- [Written instruction]
Write the data out again, character for character, with no images.

- [Recorded information]
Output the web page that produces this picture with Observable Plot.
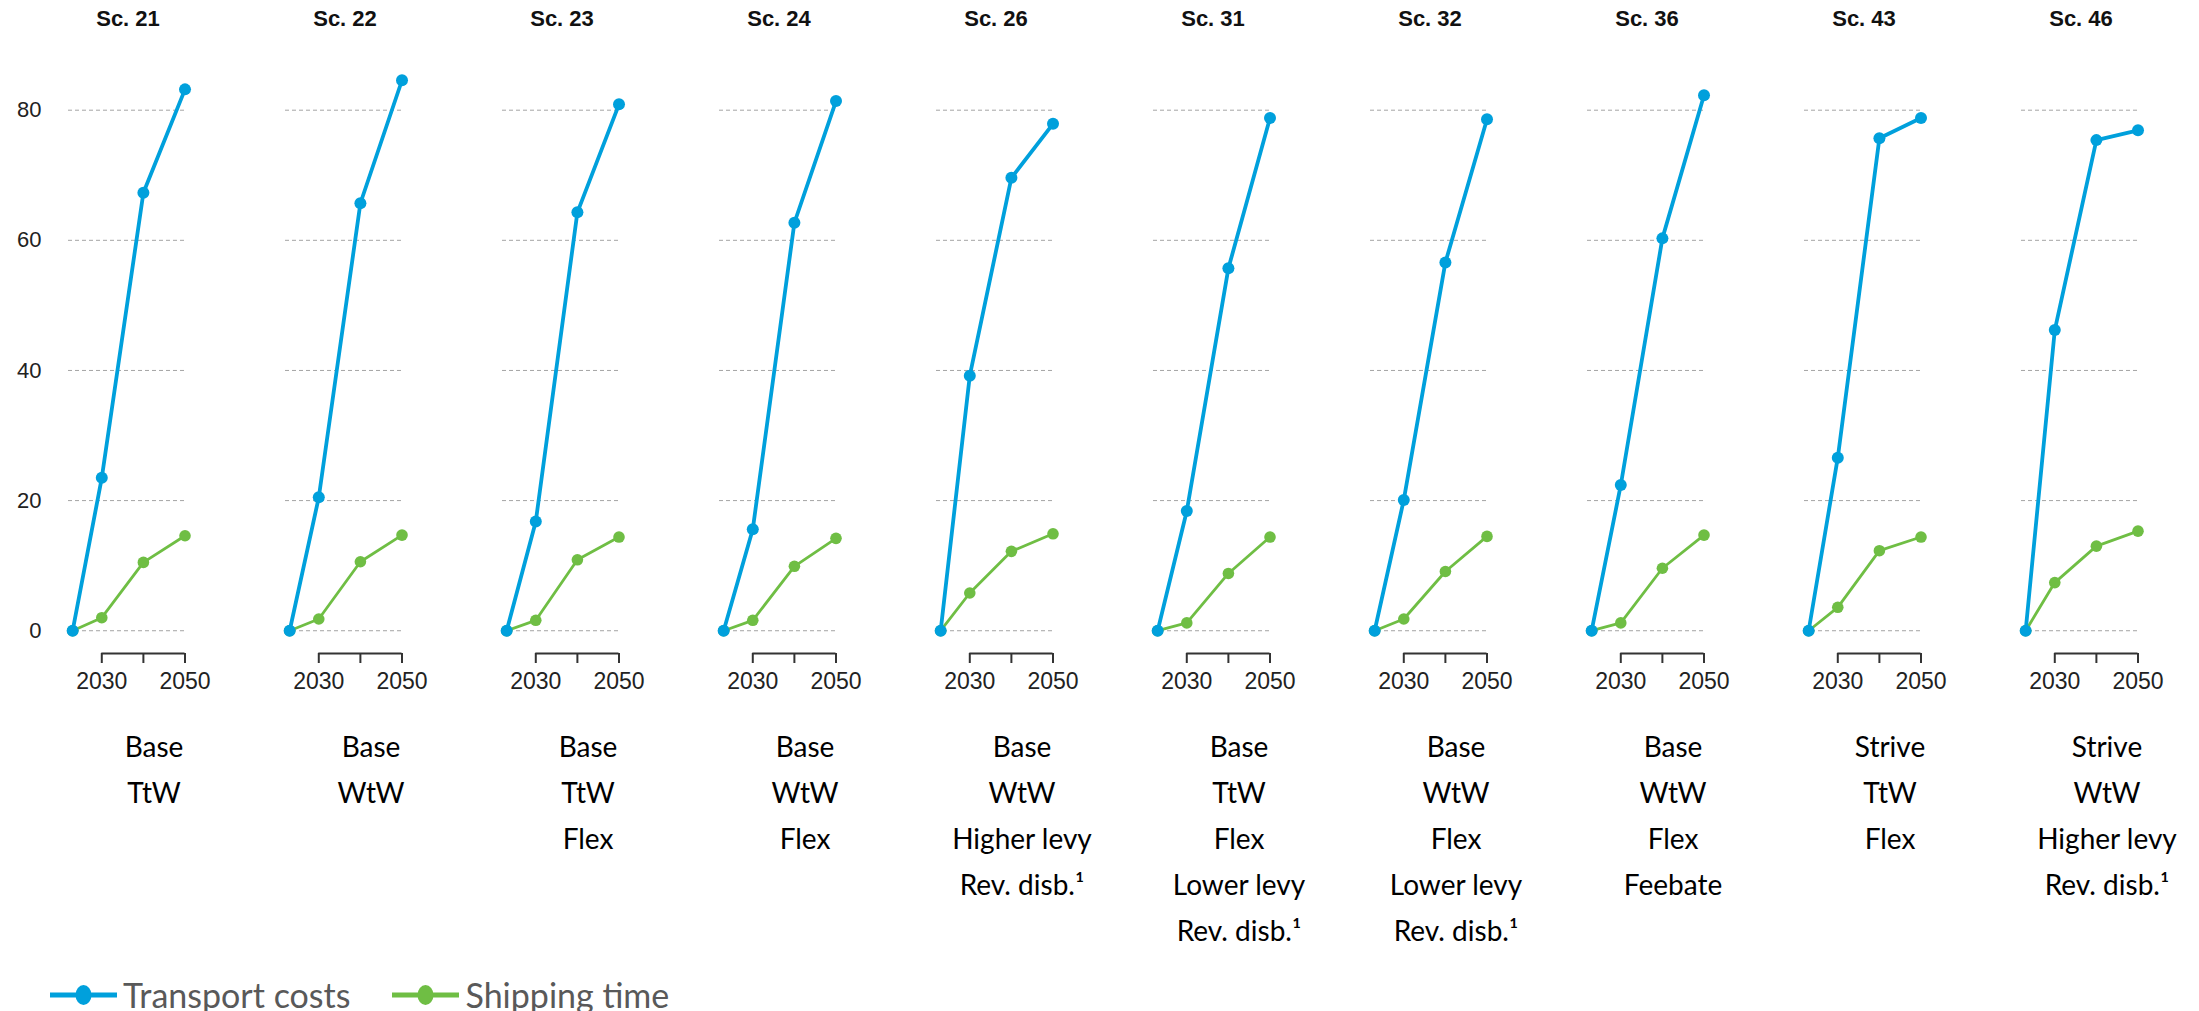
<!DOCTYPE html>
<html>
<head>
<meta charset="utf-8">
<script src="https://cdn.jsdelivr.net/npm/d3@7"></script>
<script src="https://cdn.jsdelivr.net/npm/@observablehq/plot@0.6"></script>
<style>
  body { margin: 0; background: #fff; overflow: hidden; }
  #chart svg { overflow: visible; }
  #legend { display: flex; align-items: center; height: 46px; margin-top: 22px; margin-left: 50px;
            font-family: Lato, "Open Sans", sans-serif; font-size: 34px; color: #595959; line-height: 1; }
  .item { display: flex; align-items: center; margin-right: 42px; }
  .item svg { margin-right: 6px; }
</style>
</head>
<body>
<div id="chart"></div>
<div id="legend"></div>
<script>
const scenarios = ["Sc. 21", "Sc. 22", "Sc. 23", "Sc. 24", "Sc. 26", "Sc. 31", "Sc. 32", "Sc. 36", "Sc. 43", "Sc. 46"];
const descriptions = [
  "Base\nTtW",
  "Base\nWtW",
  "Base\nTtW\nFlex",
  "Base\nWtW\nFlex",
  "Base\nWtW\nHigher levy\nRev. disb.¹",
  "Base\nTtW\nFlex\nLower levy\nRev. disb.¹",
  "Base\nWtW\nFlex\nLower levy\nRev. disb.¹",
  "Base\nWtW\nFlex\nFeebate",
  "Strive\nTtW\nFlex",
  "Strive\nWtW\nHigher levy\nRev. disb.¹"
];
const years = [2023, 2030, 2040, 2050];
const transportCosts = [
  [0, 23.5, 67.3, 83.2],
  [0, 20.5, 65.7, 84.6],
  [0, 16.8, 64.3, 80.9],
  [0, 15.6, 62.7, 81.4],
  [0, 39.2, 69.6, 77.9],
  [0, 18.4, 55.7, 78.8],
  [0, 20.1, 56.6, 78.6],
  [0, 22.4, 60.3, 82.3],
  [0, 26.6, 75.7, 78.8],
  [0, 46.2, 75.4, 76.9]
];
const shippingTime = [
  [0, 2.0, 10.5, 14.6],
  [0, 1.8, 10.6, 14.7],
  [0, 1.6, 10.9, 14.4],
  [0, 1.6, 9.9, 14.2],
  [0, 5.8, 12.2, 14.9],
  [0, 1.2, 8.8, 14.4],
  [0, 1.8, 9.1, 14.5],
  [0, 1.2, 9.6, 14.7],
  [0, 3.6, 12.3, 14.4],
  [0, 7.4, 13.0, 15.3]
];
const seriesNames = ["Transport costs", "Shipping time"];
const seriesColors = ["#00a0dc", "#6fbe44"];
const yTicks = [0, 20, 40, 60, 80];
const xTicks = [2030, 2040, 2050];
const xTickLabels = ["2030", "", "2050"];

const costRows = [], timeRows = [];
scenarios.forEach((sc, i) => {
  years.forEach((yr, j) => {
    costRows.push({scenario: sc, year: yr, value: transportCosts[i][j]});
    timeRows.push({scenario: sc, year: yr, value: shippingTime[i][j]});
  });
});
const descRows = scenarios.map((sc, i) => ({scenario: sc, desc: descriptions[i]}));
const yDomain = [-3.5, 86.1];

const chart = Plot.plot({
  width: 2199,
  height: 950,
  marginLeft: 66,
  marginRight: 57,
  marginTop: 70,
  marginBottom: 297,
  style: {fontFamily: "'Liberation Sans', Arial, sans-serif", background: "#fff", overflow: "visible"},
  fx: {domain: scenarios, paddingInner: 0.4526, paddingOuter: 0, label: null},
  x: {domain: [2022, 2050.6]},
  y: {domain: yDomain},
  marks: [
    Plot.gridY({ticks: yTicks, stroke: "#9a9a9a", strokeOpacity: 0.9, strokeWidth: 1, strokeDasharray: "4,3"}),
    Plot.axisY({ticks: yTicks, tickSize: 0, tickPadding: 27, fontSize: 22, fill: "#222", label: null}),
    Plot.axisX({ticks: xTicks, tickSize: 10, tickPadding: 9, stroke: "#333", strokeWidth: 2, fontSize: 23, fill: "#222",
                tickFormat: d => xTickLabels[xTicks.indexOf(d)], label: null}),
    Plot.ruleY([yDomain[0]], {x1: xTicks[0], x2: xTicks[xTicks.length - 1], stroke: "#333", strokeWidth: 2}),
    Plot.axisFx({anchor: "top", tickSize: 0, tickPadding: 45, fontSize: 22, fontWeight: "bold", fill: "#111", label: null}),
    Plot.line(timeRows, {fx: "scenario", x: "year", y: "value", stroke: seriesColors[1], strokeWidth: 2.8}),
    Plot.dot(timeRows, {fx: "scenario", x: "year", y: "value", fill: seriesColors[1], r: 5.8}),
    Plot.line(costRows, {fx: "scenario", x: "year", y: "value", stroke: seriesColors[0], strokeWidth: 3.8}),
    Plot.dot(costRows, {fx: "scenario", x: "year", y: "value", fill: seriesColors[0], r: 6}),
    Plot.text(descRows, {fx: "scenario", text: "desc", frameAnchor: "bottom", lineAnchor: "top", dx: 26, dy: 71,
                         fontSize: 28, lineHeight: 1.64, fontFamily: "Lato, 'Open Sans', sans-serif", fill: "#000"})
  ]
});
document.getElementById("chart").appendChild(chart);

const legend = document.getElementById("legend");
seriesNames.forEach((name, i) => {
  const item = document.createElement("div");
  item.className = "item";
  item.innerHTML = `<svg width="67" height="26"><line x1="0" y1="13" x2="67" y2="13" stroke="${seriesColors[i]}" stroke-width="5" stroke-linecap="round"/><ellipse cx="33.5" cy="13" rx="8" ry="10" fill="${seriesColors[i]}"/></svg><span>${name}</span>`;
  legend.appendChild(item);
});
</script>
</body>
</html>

- [Task answer]
Output the web page that produces this picture with Observable Plot.
<!DOCTYPE html>
<html>
<head>
<meta charset="utf-8">
<script src="https://cdn.jsdelivr.net/npm/d3@7"></script>
<script src="https://cdn.jsdelivr.net/npm/@observablehq/plot@0.6"></script>
<style>
  body { margin: 0; background: #fff; overflow: hidden; }
  #chart svg { overflow: visible; }
  #legend { display: flex; align-items: center; height: 46px; margin-top: 22px; margin-left: 50px;
            font-family: Lato, "Open Sans", sans-serif; font-size: 34px; color: #595959; line-height: 1; }
  .item { display: flex; align-items: center; margin-right: 42px; }
  .item svg { margin-right: 6px; }
</style>
</head>
<body>
<div id="chart"></div>
<div id="legend"></div>
<script>
const scenarios = ["Sc. 21", "Sc. 22", "Sc. 23", "Sc. 24", "Sc. 26", "Sc. 31", "Sc. 32", "Sc. 36", "Sc. 43", "Sc. 46"];
const descriptions = [
  "Base\nTtW",
  "Base\nWtW",
  "Base\nTtW\nFlex",
  "Base\nWtW\nFlex",
  "Base\nWtW\nHigher levy\nRev. disb.¹",
  "Base\nTtW\nFlex\nLower levy\nRev. disb.¹",
  "Base\nWtW\nFlex\nLower levy\nRev. disb.¹",
  "Base\nWtW\nFlex\nFeebate",
  "Strive\nTtW\nFlex",
  "Strive\nWtW\nHigher levy\nRev. disb.¹"
];
const years = [2023, 2030, 2040, 2050];
const transportCosts = [
  [0, 23.5, 67.3, 83.2],
  [0, 20.5, 65.7, 84.6],
  [0, 16.8, 64.3, 80.9],
  [0, 15.6, 62.7, 81.4],
  [0, 39.2, 69.6, 77.9],
  [0, 18.4, 55.7, 78.8],
  [0, 20.1, 56.6, 78.6],
  [0, 22.4, 60.3, 82.3],
  [0, 26.6, 75.7, 78.8],
  [0, 46.2, 75.4, 76.9]
];
const shippingTime = [
  [0, 2.0, 10.5, 14.6],
  [0, 1.8, 10.6, 14.7],
  [0, 1.6, 10.9, 14.4],
  [0, 1.6, 9.9, 14.2],
  [0, 5.8, 12.2, 14.9],
  [0, 1.2, 8.8, 14.4],
  [0, 1.8, 9.1, 14.5],
  [0, 1.2, 9.6, 14.7],
  [0, 3.6, 12.3, 14.4],
  [0, 7.4, 13.0, 15.3]
];
const seriesNames = ["Transport costs", "Shipping time"];
const seriesColors = ["#00a0dc", "#6fbe44"];
const yTicks = [0, 20, 40, 60, 80];
const xTicks = [2030, 2040, 2050];
const xTickLabels = ["2030", "", "2050"];

const costRows = [], timeRows = [];
scenarios.forEach((sc, i) => {
  years.forEach((yr, j) => {
    costRows.push({scenario: sc, year: yr, value: transportCosts[i][j]});
    timeRows.push({scenario: sc, year: yr, value: shippingTime[i][j]});
  });
});
const descRows = scenarios.map((sc, i) => ({scenario: sc, desc: descriptions[i]}));
const yDomain = [-3.5, 86.1];

const chart = Plot.plot({
  width: 2199,
  height: 950,
  marginLeft: 66,
  marginRight: 57,
  marginTop: 70,
  marginBottom: 297,
  style: {fontFamily: "'Liberation Sans', Arial, sans-serif", background: "#fff", overflow: "visible"},
  fx: {domain: scenarios, paddingInner: 0.4526, paddingOuter: 0, label: null},
  x: {domain: [2022, 2050.6]},
  y: {domain: yDomain},
  marks: [
    Plot.gridY({ticks: yTicks, stroke: "#9a9a9a", strokeOpacity: 0.9, strokeWidth: 1, strokeDasharray: "4,3"}),
    Plot.axisY({ticks: yTicks, tickSize: 0, tickPadding: 27, fontSize: 22, fill: "#222", label: null}),
    Plot.axisX({ticks: xTicks, tickSize: 10, tickPadding: 9, stroke: "#333", strokeWidth: 2, fontSize: 23, fill: "#222",
                tickFormat: d => xTickLabels[xTicks.indexOf(d)], label: null}),
    Plot.ruleY([yDomain[0]], {x1: xTicks[0], x2: xTicks[xTicks.length - 1], stroke: "#333", strokeWidth: 2}),
    Plot.axisFx({anchor: "top", tickSize: 0, tickPadding: 45, fontSize: 22, fontWeight: "bold", fill: "#111", label: null}),
    Plot.line(timeRows, {fx: "scenario", x: "year", y: "value", stroke: seriesColors[1], strokeWidth: 2.8}),
    Plot.dot(timeRows, {fx: "scenario", x: "year", y: "value", fill: seriesColors[1], r: 5.8}),
    Plot.line(costRows, {fx: "scenario", x: "year", y: "value", stroke: seriesColors[0], strokeWidth: 3.8}),
    Plot.dot(costRows, {fx: "scenario", x: "year", y: "value", fill: seriesColors[0], r: 6}),
    Plot.text(descRows, {fx: "scenario", text: "desc", frameAnchor: "bottom", lineAnchor: "top", dx: 26, dy: 71,
                         fontSize: 28, lineHeight: 1.64, fontFamily: "Lato, 'Open Sans', sans-serif", fill: "#000"})
  ]
});
document.getElementById("chart").appendChild(chart);

const legend = document.getElementById("legend");
seriesNames.forEach((name, i) => {
  const item = document.createElement("div");
  item.className = "item";
  item.innerHTML = `<svg width="67" height="26"><line x1="0" y1="13" x2="67" y2="13" stroke="${seriesColors[i]}" stroke-width="5" stroke-linecap="round"/><ellipse cx="33.5" cy="13" rx="8" ry="10" fill="${seriesColors[i]}"/></svg><span>${name}</span>`;
  legend.appendChild(item);
});
</script>
</body>
</html>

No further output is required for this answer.